The City of Treasure Island is located on a barrier island and is joined to the mainland by a Causeway located within the City of Treasure Island starting at Gulf Boulevard and extending into the City of St. Petersburg at Sunset Drive. The Causeway is approximately 1.8 miles long and is comprised of four travel lanes, three bridges and man-made islands including the neighborhoods Paradise Island (Treasure Island), Causeway Isles, and Yacht Club Estates (St. Petersburg). The Causeway has a fixed bridge at the east end located within the City of St. Petersburg, which was built by and is owned and maintained by the City of Treasure Island.

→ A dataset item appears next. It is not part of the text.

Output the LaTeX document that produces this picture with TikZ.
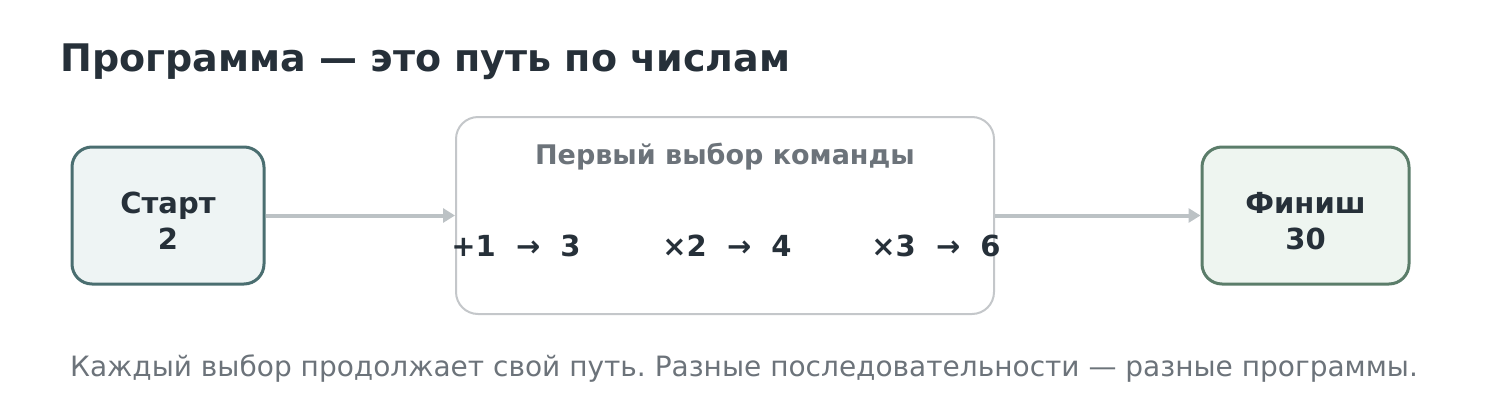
\documentclass[tikz,border=0pt]{standalone}
\usepackage{fontspec}
\setmainfont{DejaVu Sans}
\usetikzlibrary{arrows.meta, positioning}
\definecolor{ink}{HTML}{263039}
\definecolor{muted}{HTML}{6C737A}
\definecolor{startline}{HTML}{4A6E70}
\definecolor{startfill}{HTML}{EEF4F4}
\definecolor{finishline}{HTML}{5B7D6A}
\definecolor{finishfill}{HTML}{EEF5F0}
\definecolor{frame}{HTML}{C4C7CA}
\definecolor{link}{HTML}{BCC2C5}
\frenchspacing

\begin{document}
\begin{tikzpicture}[x=1pt, y=-1pt,
        endbox/.style={draw, line width=3pt, rounded corners=20pt, minimum height=137pt,
            align=center, font=\fontsize{29}{36}\selectfont\bfseries, text=ink},
        choicebox/.style={draw=frame, line width=2pt, rounded corners=22pt, fill=white,
            minimum width=538pt, minimum height=197pt},
        option/.style={anchor=base, font=\fontsize{29}{32}\selectfont\bfseries, text=ink},
        link/.style={draw=link, line width=4pt, -{Triangle[length=12pt, width=14pt]}}]
        \useasboundingbox (0,0) rectangle (1500,410);
        \node[anchor=base west, font=\fontsize{38}{42}\selectfont\bfseries, text=ink]
            (title) at (57,71) {Программа — это путь по числам};
        \node[endbox, draw=startline, fill=startfill, minimum width=192pt]
            (start) at (168,215.5) {\rule{0pt}{32pt}Старт\\2};
        \node[choicebox] (choice) at (725,215.5) {};
        \node[endbox, draw=finishline, fill=finishfill, minimum width=207pt]
            (finish) at (1305.5,215.5) {\rule{0pt}{32pt}Финиш\\30};
        \node[anchor=base, font=\fontsize{27}{30}\selectfont\bfseries, text=muted]
            (header) at (725,164) {Первый выбор команды};
        \node[option] (plus) at (516,256) {+1\ \ →\ \ 3};
        \node[option] (twice) at (727,256) {×2\ \ →\ \ 4};
        \node[option] (thrice) at (936,256) {×3\ \ →\ \ 6};
        \draw[link] (start.east) -- (choice.west);
        \draw[link] (choice.east) -- (finish.west);
        \node[anchor=base, font=\fontsize{28}{30}\selectfont, text=muted]
            (caption) at (744,376) {Каждый выбор продолжает свой путь. Разные последовательности — разные программы.};
    \end{tikzpicture}
\end{document}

The other fixed bridge at the west end of the Causeway is located within the City of Treasure Island and is also owned by the City. There is a bascule bridge located over the Intracoastal Waterway that is owned, maintained, manned, and operated 24 hours a day, seven days a week by the City of Treasure Island. The Causeway serves as the most direct and fastest evacuation route to the mainland and as the sole means of access for residents of the three Causeway neighborhoods. Access to the remainder of Treasure Island is made possible by two State-owned bridges on the north and south ends of the island at Johns Pass and Blind Pass.
The original Causeway and bridges were completed in 1939. To repay the bonds that funded the construction of the Causeway and its three bridges, a toll system was established. Toll booths were set up just east of the bascule bridge inside the municipal limits of the City of St. Petersburg. Frequent-use passes were sold, while all others paid a per-trip user fee. By the 1990’s, it became increasingly clear that the three bridges were at the end of their useful life and needed to be replaced. Annual inspections resulted in severe weight limits being placed on the bascule bridge. The City engaged Pinellas County and the State asking that they consider taking over the Causeway; however, both entities responded to indicate there was no interest in adding the Causeway to their roadway systems.

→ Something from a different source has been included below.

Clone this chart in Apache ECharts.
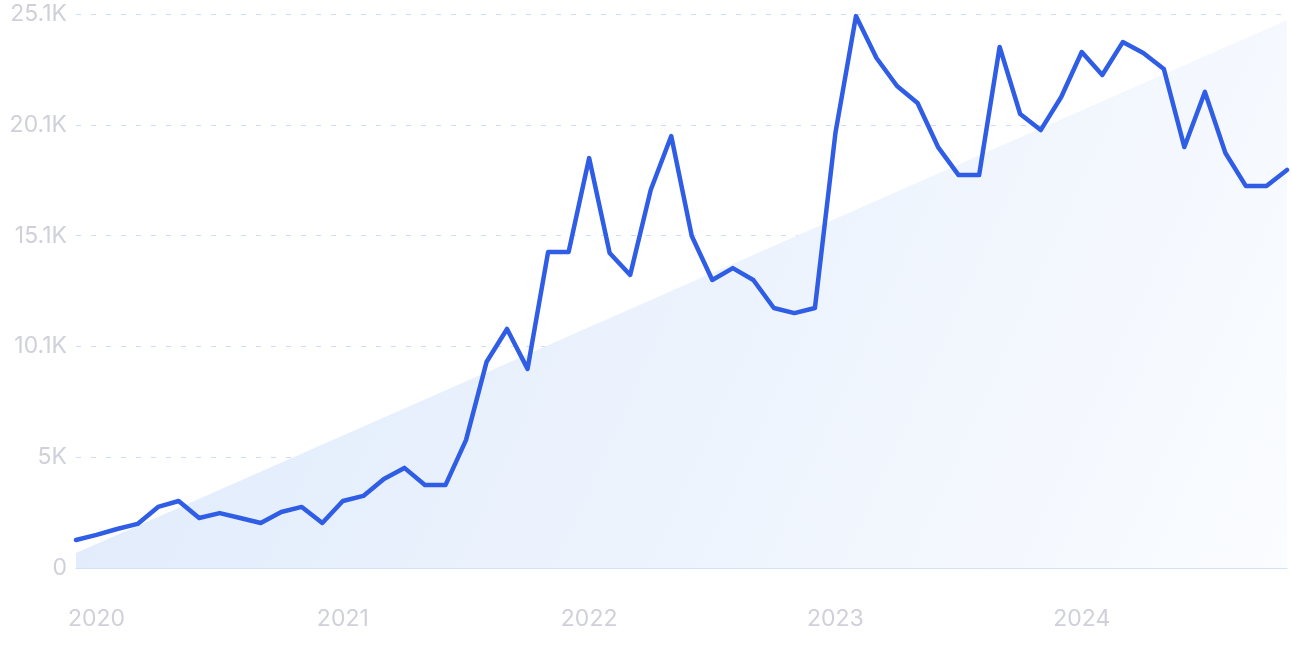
<!DOCTYPE html>
<html>
<head>
<meta charset="utf-8">
<script src="https://cdn.jsdelivr.net/npm/echarts@6/dist/echarts.min.js"></script>
<style>
html,body{margin:0;padding:0;background:#fff;}
#chart{width:1292px;height:646px;}
</style>
</head>
<body>
<div id="chart"></div>
<script>
// Monthly categories Dec 2019 .. Nov 2024
const categories = [
  "2019-12",
  "2020-01","2020-02","2020-03","2020-04","2020-05","2020-06","2020-07","2020-08","2020-09","2020-10","2020-11","2020-12",
  "2021-01","2021-02","2021-03","2021-04","2021-05","2021-06","2021-07","2021-08","2021-09","2021-10","2021-11","2021-12",
  "2022-01","2022-02","2022-03","2022-04","2022-05","2022-06","2022-07","2022-08","2022-09","2022-10","2022-11","2022-12",
  "2023-01","2023-02","2023-03","2023-04","2023-05","2023-06","2023-07","2023-08","2023-09","2023-10","2023-11","2023-12",
  "2024-01","2024-02","2024-03","2024-04","2024-05","2024-06","2024-07","2024-08","2024-09","2024-10","2024-11"
];
const searches = [
  1270,
  1500,1770,2000,2770,3040,2270,2490,2270,2040,2540,2770,2040,
  3040,3270,4040,4540,3760,3760,5800,9340,10840,9030,14330,14330,
  18590,14290,13290,17140,19590,15060,13060,13600,13060,11790,11560,11790,
  19730,25030,23130,21860,21090,19090,17820,17820,23630,20590,19860,21360,
  23400,22360,23850,23360,22630,19090,21590,18820,17320,17320,18050
];
// Trend line: start and end values only
const trendStart = 680;
const trendEnd = 24850;
const yMax = 25125;
const yInterval = 5025;

const trend = categories.map((c, i) => i === 0 ? trendStart : (i === categories.length - 1 ? trendEnd : null));

function fmtY(v) {
  if (v === 0) return '0';
  let s = (v / 1000).toFixed(1);
  if (s.endsWith('.0')) s = s.slice(0, -2);
  return s + 'K';
}

const chart = echarts.init(document.getElementById('chart'), null, {renderer: 'canvas'});
chart.setOption({
  animation: false,
  grid: {left: 76, right: 5, top: 14, bottom: 78, containLabel: false},
  xAxis: {
    type: 'category',
    data: categories,
    boundaryGap: false,
    axisLine: {show: true, lineStyle: {color: '#d3e2fa', width: 1}},
    axisTick: {show: false},
    axisLabel: {
      interval: (i, v) => v.endsWith('-01'),
      formatter: v => v.slice(0, 4),
      color: '#cfd0da',
      fontSize: 23,
      fontFamily: 'Inter, "Noto Sans", sans-serif',
      margin: 40
    },
    splitLine: {show: false}
  },
  yAxis: {
    type: 'value',
    min: 0,
    max: yMax,
    interval: yInterval,
    axisLine: {show: false},
    axisTick: {show: false},
    axisLabel: {
      formatter: fmtY,
      color: '#cfd0da',
      fontSize: 23,
      fontFamily: 'Inter, "Noto Sans", sans-serif',
      margin: 9
    },
    splitLine: {show: true, lineStyle: {color: '#cddcf8', type: [5, 10], width: 1}}
  },
  series: [
    {
      type: 'line',
      data: trend,
      connectNulls: true,
      symbol: 'none',
      lineStyle: {width: 0, opacity: 0},
      areaStyle: {
        opacity: 1,
        color: new echarts.graphic.LinearGradient(0, 0, 1, 1, [
          {offset: 0, color: '#dde9fb'},
          {offset: 1, color: '#fafcff'}
        ])
      },
      z: 1,
      silent: true
    },
    {
      type: 'line',
      data: searches,
      symbol: 'none',
      lineStyle: {color: '#2f5de5', width: 4.5, join: 'round', cap: 'round'},
      z: 3
    }
  ]
});
</script>
</body>
</html>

After an lengthy process, the City was able to obtain an appropriation from Congress in the amount of $50 million to be put towards the replacement of the bascule bridge. Additionally, the City used its own funds in the amount of $10 million, along with a $5.2 million state TOPS grant, to replace the two fixed bridges on the east and west ends. Replacement of the east and west fixed bridges began in June 2003 and was completed in December 2004.

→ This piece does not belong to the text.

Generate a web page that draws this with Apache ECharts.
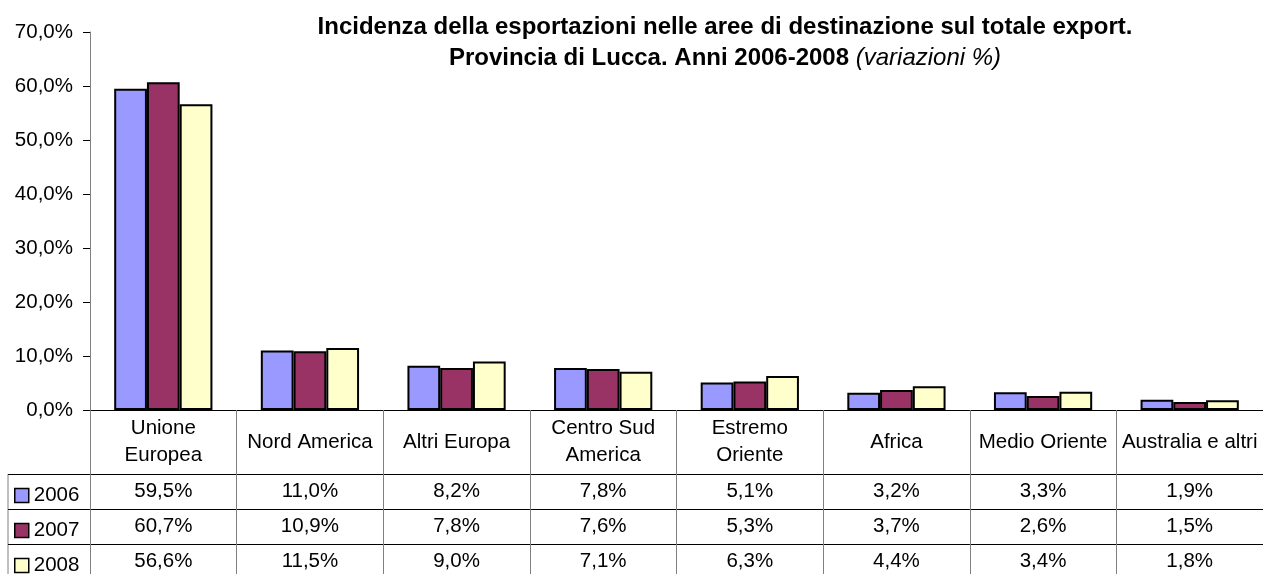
<!DOCTYPE html>
<html lang="it">

<head>
  <meta charset="utf-8">
  <title>Incidenza esportazioni - Provincia di Lucca</title>
  <script src="https://cdn.jsdelivr.net/npm/echarts@6/dist/echarts.min.js"></script>
  <style>
    body {
      margin: 0;
      background: white;
      overflow: hidden;
    }

    main {
      width: 1263px;
      height: 574px;
    }
  </style>
</head>

<body>
  <main id="chart"></main>

  <script>
    // --- Data.

    const CATEGORIES = [
      'Unione\nEuropea', 'Nord America', 'Altri Europa', 'Centro Sud\nAmerica',
      'Estremo\nOriente', 'Africa', 'Medio Oriente', 'Australia e altri'
    ];

    const YEARS = ['2006', '2007', '2008'];

    const VALUES_2006 = [59.5, 11.0, 8.2, 7.8, 5.1, 3.2, 3.3, 1.9];
    const VALUES_2007 = [60.7, 10.9, 7.8, 7.6, 5.3, 3.7, 2.6, 1.5];
    const VALUES_2008 = [56.6, 11.5, 9.0, 7.1, 6.3, 4.4, 3.4, 1.8];

    const Y_TICKS = { min: 0, max: 70, interval: 10 };

    // --- Style.

    const FONT = 'Arial, "Liberation Sans", sans-serif';
    const FONT_SIZE = 20.5;
    const COLORS = ['#9999ff', '#993366', '#ffffcc'];
    const ROW_HEIGHT = 35;
    const HEADER_HEIGHT = 64;

    // Italian style percent, 59.5 -> "59,5%".
    function pct(v) {
      return v.toFixed(1).replace('.', ',') + '%';
    }

    const SERIES_VALUES = [VALUES_2006, VALUES_2007, VALUES_2008];

    // One extra x axis per table row, it only draws the row line and the values.
    function tableAxis(values, row) {
      return {
        type: 'category',
        data: CATEGORIES,
        position: 'bottom',
        offset: HEADER_HEIGHT + row * ROW_HEIGHT,
        axisLine: { show: true, lineStyle: { color: '#000', width: 1 } },
        axisTick: { show: false },
        axisLabel: {
          interval: 0,
          margin: ROW_HEIGHT / 2,
          verticalAlign: 'middle',
          fontSize: FONT_SIZE,
          fontFamily: FONT,
          color: '#000',
          formatter: (_, i) => pct(values[i])
        }
      };
    }

    // Legend keys in the left column of the table.
    function rowLegend(year, row) {
      return {
        data: [year],
        left: 14,
        top: 410 + HEADER_HEIGHT + row * ROW_HEIGHT + 11,
        padding: 0,
        itemWidth: 14,
        itemHeight: 14,
        itemGap: 0,
        selectedMode: false,
        icon: 'rect',
        itemStyle: { borderColor: '#000', borderWidth: 1.5 },
        textStyle: { fontSize: FONT_SIZE, fontFamily: FONT, color: '#000', padding: [0, 0, 0, 0] }
      };
    }

    const option = {
      animation: false,
      title: {
        left: 725,
        top: 12,
        padding: 0,
        textAlign: 'center',
        text: '{b|Incidenza della esportazioni nelle aree di destinazione sul totale export.}\n' +
          '{b|Provincia di Lucca. Anni 2006-2008 }{i|(variazioni %)}',
        textStyle: {
          rich: {
            b: { fontSize: 24, fontWeight: 'bold', fontFamily: FONT, color: '#000', lineHeight: 31 },
            i: { fontSize: 24, fontWeight: 'normal', fontStyle: 'italic', fontFamily: FONT, color: '#000', lineHeight: 31 }
          }
        }
      },
      legend: YEARS.map(rowLegend),
      grid: { left: 90, right: -8, top: 32, bottom: 164 },
      xAxis: [
        {
          type: 'category',
          data: CATEGORIES,
          position: 'bottom',
          axisLine: { show: true, lineStyle: { color: '#000', width: 1 } },
          axisTick: { show: true, length: 170, lineStyle: { color: '#808080' } },
          axisLabel: {
            interval: 0,
            margin: 32,
            verticalAlign: 'middle',
            fontSize: FONT_SIZE,
            lineHeight: 27,
            fontFamily: FONT,
            color: '#000'
          }
        }
      ].concat(SERIES_VALUES.map(tableAxis)),
      yAxis: {
        type: 'value',
        min: Y_TICKS.min,
        max: Y_TICKS.max,
        interval: Y_TICKS.interval,
        axisLine: { show: true, lineStyle: { color: '#808080' } },
        axisTick: { show: true, length: 7, lineStyle: { color: '#000' } },
        splitLine: { show: false },
        axisLabel: {
          margin: 17,
          fontSize: FONT_SIZE,
          fontFamily: FONT,
          color: '#000',
          formatter: v => pct(v)
        }
      },
      series: YEARS.map((year, i) => ({
        name: year,
        type: 'bar',
        xAxisIndex: 0,
        data: SERIES_VALUES[i],
        barGap: '0%',
        barCategoryGap: '33%',
        itemStyle: { color: COLORS[i], borderColor: '#000', borderWidth: 2 }
      })),
      // Borders of the legend column, left of the plot.
      graphic: [
        { type: 'line', shape: { x1: 8, y1: 474, x2: 8, y2: 580 }, style: { stroke: '#808080', lineWidth: 1 } },
        { type: 'line', shape: { x1: 8, y1: 474.5, x2: 90, y2: 474.5 }, style: { stroke: '#000', lineWidth: 1 } },
        { type: 'line', shape: { x1: 8, y1: 509.5, x2: 90, y2: 509.5 }, style: { stroke: '#000', lineWidth: 1 } },
        { type: 'line', shape: { x1: 8, y1: 544.5, x2: 90, y2: 544.5 }, style: { stroke: '#000', lineWidth: 1 } }
      ]
    };

    const chart = echarts.init(document.getElementById('chart'));
    chart.setOption(option);
  </script>
</body>

</html>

Replacement of the bascule bridge began in January 2005 and was completed in August 2007. Tolling was terminated by an act of the City Commission in 2006, at the request of Congressman Young, who was instrumental in securing the $50 million in federal funding. At this time, prior to the recession, it was believed that there would be future federal appropriations available to cover major maintenance needs for the bridges, namely for the operation of the bascule bridge, which has to be manned 24/7 to allow boat traffic on the Intracoastal Waterway to flow unimpeded. Further, the City expected to give the eastern portion of the Causeway, lying solely within the City of St. Petersburg, to St. Petersburg.